AMD Chairman and CEO Dr. Lisa Su took CES 2026 keynote stage a day before the official start of the annual tech event in Las Vegas, United States.

Yotta-Scale Infrastructure

To keep up with the compute demand, Su said the entire ecosystem needs to come together in order to put AI infrastructure at Yotta-scale performance.

As a start, the company has built its Helios rack-scale platform, which can deliver up to 3 AI exaflops per rack. It’s designed to deliver maximum bandwidth and energy efficiency for trillion-parameter training.

The Helios platform is powered by AMD Instinct MI455X accelerators, AMD EPYC Venice CPUs, and AMD Pensando Vulcano NICs for scale-out networking, all unified through the open AMD ROCm™ software ecosystem.

The MI455x GPUs is a massive leap in AI performance, having 10 times more than its MI355X AMD Instinct predecessor.

AMD Chairman and CEO Dr. Lisa Su holds an AMD EPYC Venice CPU while showing a prototype of the Helios rack-scale platform.

Su also provided an early look at “Helios” and, for the first time unveiled the full AMD Instinct MI400 Series accelerator product portfolio while previewing the next-generation MI500 Series GPUs. Planned for launch in 2027, the AMD Instinct MI500 GPUs is on track to deliver up to 1,000 times increase in AI performance compared to the AMD Instinct MI300X GPUs introduced in 2023. Built on next-generation AMD CDNA™ 6 architecture, advanced 2nm process technology and cutting-edge HBM4E memory, MI500 GPUs will deliver leadership at every level.

Enabling AI PC Everywhere

Su also introduced at her CES 2026 keynote address solutions that focused on AI performance directly to personal and consumer devices.

Su introduced the next-generation AMD Ryzen AI 400 Series and Ryzen AI PRO 400 Series platforms, which will deliver a 60 TOPS NPU (neural processing unkt), cutting-edge efficiency and full AMD ROCm platform support for seamless cloud-to-client AI scaling.

AMD’s Helios rack-scale platform

AMD also expanded its on-device AI compute offerings with Ryzen AI Max+ 392 and Ryzen AI Max+ 388 which support models of up to 128-billion-parameters with 128GB unified memory. These platforms enable advanced local inference, content creation workflows and incredible gaming experiences in premium thin-and-light notebooks and small form factor (SFF) desktops. For developers, the Ryzen AI Halo Developer Platform brings powerful AI development capabilities to a compact SFF desktop PC.

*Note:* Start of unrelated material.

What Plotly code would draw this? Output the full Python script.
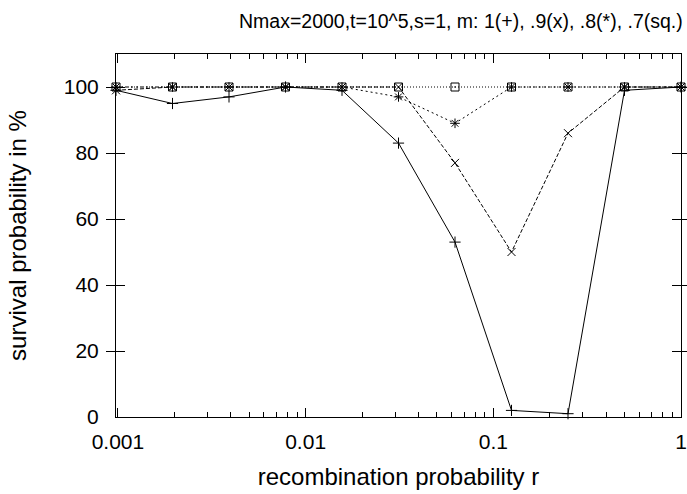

AMD also introduced the Ryzen AI Embedded processors, a new portfolio of embedded x86 processors designed to power AI-driven applications at the edge. The new P100 and X100 Series processors deliver high performance, efficient AI compute for the most constrained embedded systems. The portfolio suits applications in automotive digital cockpits, smart healthcare, physical AI for autonomous systems, such as humanoid robotics.